• _Task goal_
Repeat every line of the data exactly, but not the pictures.
┏━━
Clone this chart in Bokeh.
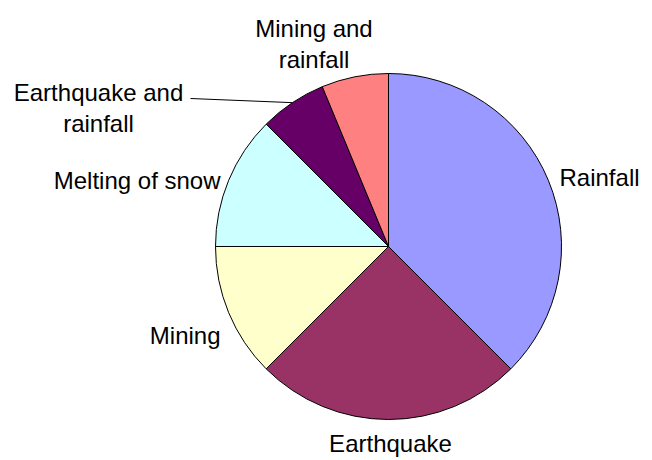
import math
from bokeh.plotting import figure
from bokeh.models import Range1d, ColumnDataSource
from bokeh.core.properties import value
from bokeh.embed import file_html
from bokeh.resources import INLINE

# ---- data ----
categories = ["Rainfall", "Earthquake", "Mining", "Melting of snow",
              "Earthquake and\nrainfall", "Mining and\nrainfall"]
counts = [6, 4, 2, 2, 1, 1]
colors = ["#9999FF", "#993366", "#FFFFCC", "#CCFFFF", "#660066", "#FF8080"]

# ---- layout ----
W, H = 652, 460
CX, CY, R = 388, 214, 173
FONT = "Liberation Sans"
FS = 24
LINE_H = 31
# label anchor (x, first-line baseline y, align) in figure pixels (y up)
label_pos = [
    (559, 283, "left"),
    (390, 17, "center"),
    (220, 125, "right"),
    (220, 280, "right"),
    (98, 368, "center"),
    (313.5, 432, "center"),
]

total = sum(counts)
starts, ends, mids = [], [], []
cum = 0
for c in counts:
    a0 = math.pi / 2 - 2 * math.pi * cum / total
    cum += c
    a1 = math.pi / 2 - 2 * math.pi * cum / total
    starts.append(a0)
    ends.append(a1)
    mids.append((a0 + a1) / 2)

p = figure(width=W, height=H, output_backend="svg", toolbar_location=None,
           x_range=Range1d(0, W), y_range=Range1d(0, H), min_border=0)
p.axis.visible = False
p.grid.visible = False
p.outline_line_color = None
p.background_fill_color = "white"
p.border_fill_color = "white"

src = ColumnDataSource(dict(start=starts, end=ends, color=colors))
p.wedge(x=CX, y=CY, radius=R, start_angle="start", end_angle="end",
        direction="clock", fill_color="color", line_color="black",
        line_width=1, source=src)

# leader line for the small "Earthquake and rainfall" slice
i = 4
ex = CX + R * math.cos(mids[i])
ey = CY + R * math.sin(mids[i])
p.line(x=[label_pos[i][0] + 92, ex], y=[label_pos[i][1] - 6, ey],
       line_color="black", line_width=1)

xs, ys, txt, aligns = [], [], [], []
for lab, (lx, ly, al) in zip(categories, label_pos):
    for k, line in enumerate(lab.split("\n")):
        xs.append(lx)
        ys.append(ly - k * LINE_H)
        txt.append(line)
        aligns.append(al)
tsrc = ColumnDataSource(dict(x=xs, y=ys, text=txt, align=aligns))
p.text(x="x", y="y", text="text", text_align="align",
       text_baseline="alphabetic", text_font=value(FONT),
       text_font_size=f"{FS}px", text_color="black", source=tsrc)

open("out.html", "w").write(file_html(p, INLINE))
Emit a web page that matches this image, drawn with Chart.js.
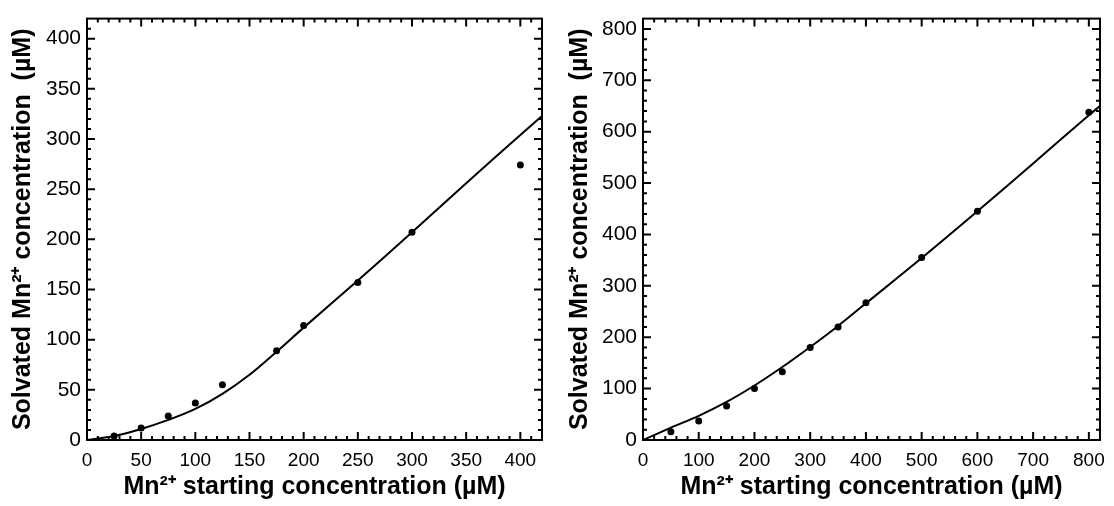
<!DOCTYPE html>
<html>
<head>
<meta charset="utf-8">
<script src="https://cdn.jsdelivr.net/npm/chart.js@4/dist/chart.umd.min.js"></script>
<style>
  body { margin: 0; background: #fff; }
  .box { position: absolute; top: 0; width: 557px; height: 506px; }
  #leftBox { left: 0; }
  #rightBox { left: 557px; }
</style>
</head>
<body>
<div class="box" id="leftBox"><canvas id="chartLeft"></canvas></div>
<div class="box" id="rightBox"><canvas id="chartRight"></canvas></div>
<script>
// left panel: measured points
const leftX = [25, 50, 75, 100, 125, 175, 200, 250, 300, 400];
const leftY = [4, 12, 24, 37, 55, 89, 114, 157, 207, 274];
// left panel: fitted curve
const leftFitX = [0, 25, 50, 75, 100, 125, 150, 175, 200, 250, 300, 350, 400, 420];
const leftFitY = [0, 4, 11, 20, 31, 46, 65, 88, 112, 159, 207, 256, 304, 323];
const leftTicks = [0, 50, 100, 150, 200, 250, 300, 350, 400];

// right panel: measured points
const rightX = [50, 100, 150, 200, 250, 300, 350, 400, 500, 600, 800];
const rightY = [16, 37, 66, 100, 133, 180, 220, 267, 355, 445, 638];
// right panel: fitted curve
const rightFitX = [0, 50, 100, 150, 200, 250, 300, 350, 400, 500, 600, 700, 800, 820];
const rightFitY = [0, 24, 47, 74, 106, 142, 181, 222, 266, 354, 445, 538, 632, 650];
const rightTicks = [0, 100, 200, 300, 400, 500, 600, 700, 800];

const xTitle = 'Mn²⁺ starting concentration (µM)';
const yTitle = 'Solvated Mn²⁺ concentration  (µM)';

function pairs(xs, ys) {
  return xs.map((v, i) => ({x: v, y: ys[i]}));
}

// frame plus inward major/minor ticks on all four sides
const frameTicks = {
  id: 'frameTicks',
  afterDraw(chart, args, opts) {
    const ctx = chart.ctx;
    const a = chart.chartArea;
    const x = chart.scales.x, y = chart.scales.y;
    ctx.save();
    ctx.strokeStyle = '#000';
    ctx.lineWidth = 2;
    ctx.strokeRect(a.left, a.top, a.right - a.left, a.bottom - a.top);
    ctx.beginPath();
    for (let v = opts.minor; v < opts.max; v += opts.minor) {
      const len = v % opts.major === 0 ? 8 : 4;
      const px = x.getPixelForValue(v);
      ctx.moveTo(px, a.bottom); ctx.lineTo(px, a.bottom - len);
      ctx.moveTo(px, a.top); ctx.lineTo(px, a.top + len);
      const py = y.getPixelForValue(v);
      ctx.moveTo(a.left, py); ctx.lineTo(a.left + len, py);
      ctx.moveTo(a.right, py); ctx.lineTo(a.right - len, py);
    }
    ctx.stroke();
    ctx.restore();
  }
};

function makeChart(id, pts, fit, tickVals, max, minor, pad) {
  const major = tickVals[1] - tickVals[0];
  const setTicks = s => { s.ticks = tickVals.map(v => ({value: v})); };
  return new Chart(document.getElementById(id), {
    type: 'scatter',
    data: {
      datasets: [{
        data: fit,
        showLine: true,
        borderColor: '#000',
        borderWidth: 2,
        pointRadius: 0,
        tension: 0.35
      }, {
        data: pts,
        backgroundColor: '#000',
        borderColor: '#000',
        pointRadius: 3.5,
        borderWidth: 0
      }]
    },
    options: {
      responsive: true,
      maintainAspectRatio: false,
      animation: false,
      layout: {padding: pad},
      plugins: {
        legend: {display: false},
        tooltip: {enabled: false},
        frameTicks: {max: max, major: major, minor: minor}
      },
      scales: {
        x: {
          type: 'linear', min: 0, max: max,
          afterBuildTicks: setTicks,
          afterFit: s => { s.height = 66; },
          grid: {display: false, drawTicks: false},
          border: {display: false},
          ticks: {padding: 9, color: '#000',
                  font: {family: 'Liberation Sans, Arial', size: 19}},
          title: {display: true, text: xTitle, color: '#000', padding: {top: 1},
                  font: {family: 'Liberation Sans, Arial', size: 25, weight: 'bold'}}
        },
        y: {
          type: 'linear', min: 0, max: max,
          afterBuildTicks: setTicks,
          afterFit: s => { s.width = pad.yw; },
          grid: {display: false, drawTicks: false},
          border: {display: false},
          ticks: {padding: 6, color: '#000',
                  font: {family: 'Liberation Sans, Arial', size: 21}},
          title: {display: true, text: yTitle, color: '#000', padding: {top: 0, bottom: 2},
                  font: {family: 'Liberation Sans, Arial', size: 25, weight: 'bold'}}
        }
      }
    },
    plugins: [frameTicks]
  });
}

makeChart('chartLeft', pairs(leftX, leftY), pairs(leftFitX, leftFitY), leftTicks, 420, 10,
  {left: 8, right: 15, top: 14, bottom: 0, yw: 79});
makeChart('chartRight', pairs(rightX, rightY), pairs(rightFitX, rightFitY), rightTicks, 820, 20,
  {left: 8, right: 12, top: 10, bottom: 0, yw: 78});
</script>
</body>
</html>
┗━━
• _Reply_
Clone this chart in Bokeh.
import math
from bokeh.plotting import figure
from bokeh.models import Range1d, ColumnDataSource
from bokeh.core.properties import value
from bokeh.embed import file_html
from bokeh.resources import INLINE

# ---- data ----
categories = ["Rainfall", "Earthquake", "Mining", "Melting of snow",
              "Earthquake and\nrainfall", "Mining and\nrainfall"]
counts = [6, 4, 2, 2, 1, 1]
colors = ["#9999FF", "#993366", "#FFFFCC", "#CCFFFF", "#660066", "#FF8080"]

# ---- layout ----
W, H = 652, 460
CX, CY, R = 388, 214, 173
FONT = "Liberation Sans"
FS = 24
LINE_H = 31
# label anchor (x, first-line baseline y, align) in figure pixels (y up)
label_pos = [
    (559, 283, "left"),
    (390, 17, "center"),
    (220, 125, "right"),
    (220, 280, "right"),
    (98, 368, "center"),
    (313.5, 432, "center"),
]

total = sum(counts)
starts, ends, mids = [], [], []
cum = 0
for c in counts:
    a0 = math.pi / 2 - 2 * math.pi * cum / total
    cum += c
    a1 = math.pi / 2 - 2 * math.pi * cum / total
    starts.append(a0)
    ends.append(a1)
    mids.append((a0 + a1) / 2)

p = figure(width=W, height=H, output_backend="svg", toolbar_location=None,
           x_range=Range1d(0, W), y_range=Range1d(0, H), min_border=0)
p.axis.visible = False
p.grid.visible = False
p.outline_line_color = None
p.background_fill_color = "white"
p.border_fill_color = "white"

src = ColumnDataSource(dict(start=starts, end=ends, color=colors))
p.wedge(x=CX, y=CY, radius=R, start_angle="start", end_angle="end",
        direction="clock", fill_color="color", line_color="black",
        line_width=1, source=src)

# leader line for the small "Earthquake and rainfall" slice
i = 4
ex = CX + R * math.cos(mids[i])
ey = CY + R * math.sin(mids[i])
p.line(x=[label_pos[i][0] + 92, ex], y=[label_pos[i][1] - 6, ey],
       line_color="black", line_width=1)

xs, ys, txt, aligns = [], [], [], []
for lab, (lx, ly, al) in zip(categories, label_pos):
    for k, line in enumerate(lab.split("\n")):
        xs.append(lx)
        ys.append(ly - k * LINE_H)
        txt.append(line)
        aligns.append(al)
tsrc = ColumnDataSource(dict(x=xs, y=ys, text=txt, align=aligns))
p.text(x="x", y="y", text="text", text_align="align",
       text_baseline="alphabetic", text_font=value(FONT),
       text_font_size=f"{FS}px", text_color="black", source=tsrc)

open("out.html", "w").write(file_html(p, INLINE))
Emit a web page that matches this image, drawn with Chart.js.
<!DOCTYPE html>
<html>
<head>
<meta charset="utf-8">
<script src="https://cdn.jsdelivr.net/npm/chart.js@4/dist/chart.umd.min.js"></script>
<style>
  body { margin: 0; background: #fff; }
  .box { position: absolute; top: 0; width: 557px; height: 506px; }
  #leftBox { left: 0; }
  #rightBox { left: 557px; }
</style>
</head>
<body>
<div class="box" id="leftBox"><canvas id="chartLeft"></canvas></div>
<div class="box" id="rightBox"><canvas id="chartRight"></canvas></div>
<script>
// left panel: measured points
const leftX = [25, 50, 75, 100, 125, 175, 200, 250, 300, 400];
const leftY = [4, 12, 24, 37, 55, 89, 114, 157, 207, 274];
// left panel: fitted curve
const leftFitX = [0, 25, 50, 75, 100, 125, 150, 175, 200, 250, 300, 350, 400, 420];
const leftFitY = [0, 4, 11, 20, 31, 46, 65, 88, 112, 159, 207, 256, 304, 323];
const leftTicks = [0, 50, 100, 150, 200, 250, 300, 350, 400];

// right panel: measured points
const rightX = [50, 100, 150, 200, 250, 300, 350, 400, 500, 600, 800];
const rightY = [16, 37, 66, 100, 133, 180, 220, 267, 355, 445, 638];
// right panel: fitted curve
const rightFitX = [0, 50, 100, 150, 200, 250, 300, 350, 400, 500, 600, 700, 800, 820];
const rightFitY = [0, 24, 47, 74, 106, 142, 181, 222, 266, 354, 445, 538, 632, 650];
const rightTicks = [0, 100, 200, 300, 400, 500, 600, 700, 800];

const xTitle = 'Mn²⁺ starting concentration (µM)';
const yTitle = 'Solvated Mn²⁺ concentration  (µM)';

function pairs(xs, ys) {
  return xs.map((v, i) => ({x: v, y: ys[i]}));
}

// frame plus inward major/minor ticks on all four sides
const frameTicks = {
  id: 'frameTicks',
  afterDraw(chart, args, opts) {
    const ctx = chart.ctx;
    const a = chart.chartArea;
    const x = chart.scales.x, y = chart.scales.y;
    ctx.save();
    ctx.strokeStyle = '#000';
    ctx.lineWidth = 2;
    ctx.strokeRect(a.left, a.top, a.right - a.left, a.bottom - a.top);
    ctx.beginPath();
    for (let v = opts.minor; v < opts.max; v += opts.minor) {
      const len = v % opts.major === 0 ? 8 : 4;
      const px = x.getPixelForValue(v);
      ctx.moveTo(px, a.bottom); ctx.lineTo(px, a.bottom - len);
      ctx.moveTo(px, a.top); ctx.lineTo(px, a.top + len);
      const py = y.getPixelForValue(v);
      ctx.moveTo(a.left, py); ctx.lineTo(a.left + len, py);
      ctx.moveTo(a.right, py); ctx.lineTo(a.right - len, py);
    }
    ctx.stroke();
    ctx.restore();
  }
};

function makeChart(id, pts, fit, tickVals, max, minor, pad) {
  const major = tickVals[1] - tickVals[0];
  const setTicks = s => { s.ticks = tickVals.map(v => ({value: v})); };
  return new Chart(document.getElementById(id), {
    type: 'scatter',
    data: {
      datasets: [{
        data: fit,
        showLine: true,
        borderColor: '#000',
        borderWidth: 2,
        pointRadius: 0,
        tension: 0.35
      }, {
        data: pts,
        backgroundColor: '#000',
        borderColor: '#000',
        pointRadius: 3.5,
        borderWidth: 0
      }]
    },
    options: {
      responsive: true,
      maintainAspectRatio: false,
      animation: false,
      layout: {padding: pad},
      plugins: {
        legend: {display: false},
        tooltip: {enabled: false},
        frameTicks: {max: max, major: major, minor: minor}
      },
      scales: {
        x: {
          type: 'linear', min: 0, max: max,
          afterBuildTicks: setTicks,
          afterFit: s => { s.height = 66; },
          grid: {display: false, drawTicks: false},
          border: {display: false},
          ticks: {padding: 9, color: '#000',
                  font: {family: 'Liberation Sans, Arial', size: 19}},
          title: {display: true, text: xTitle, color: '#000', padding: {top: 1},
                  font: {family: 'Liberation Sans, Arial', size: 25, weight: 'bold'}}
        },
        y: {
          type: 'linear', min: 0, max: max,
          afterBuildTicks: setTicks,
          afterFit: s => { s.width = pad.yw; },
          grid: {display: false, drawTicks: false},
          border: {display: false},
          ticks: {padding: 6, color: '#000',
                  font: {family: 'Liberation Sans, Arial', size: 21}},
          title: {display: true, text: yTitle, color: '#000', padding: {top: 0, bottom: 2},
                  font: {family: 'Liberation Sans, Arial', size: 25, weight: 'bold'}}
        }
      }
    },
    plugins: [frameTicks]
  });
}

makeChart('chartLeft', pairs(leftX, leftY), pairs(leftFitX, leftFitY), leftTicks, 420, 10,
  {left: 8, right: 15, top: 14, bottom: 0, yw: 79});
makeChart('chartRight', pairs(rightX, rightY), pairs(rightFitX, rightFitY), rightTicks, 820, 20,
  {left: 8, right: 12, top: 10, bottom: 0, yw: 78});
</script>
</body>
</html>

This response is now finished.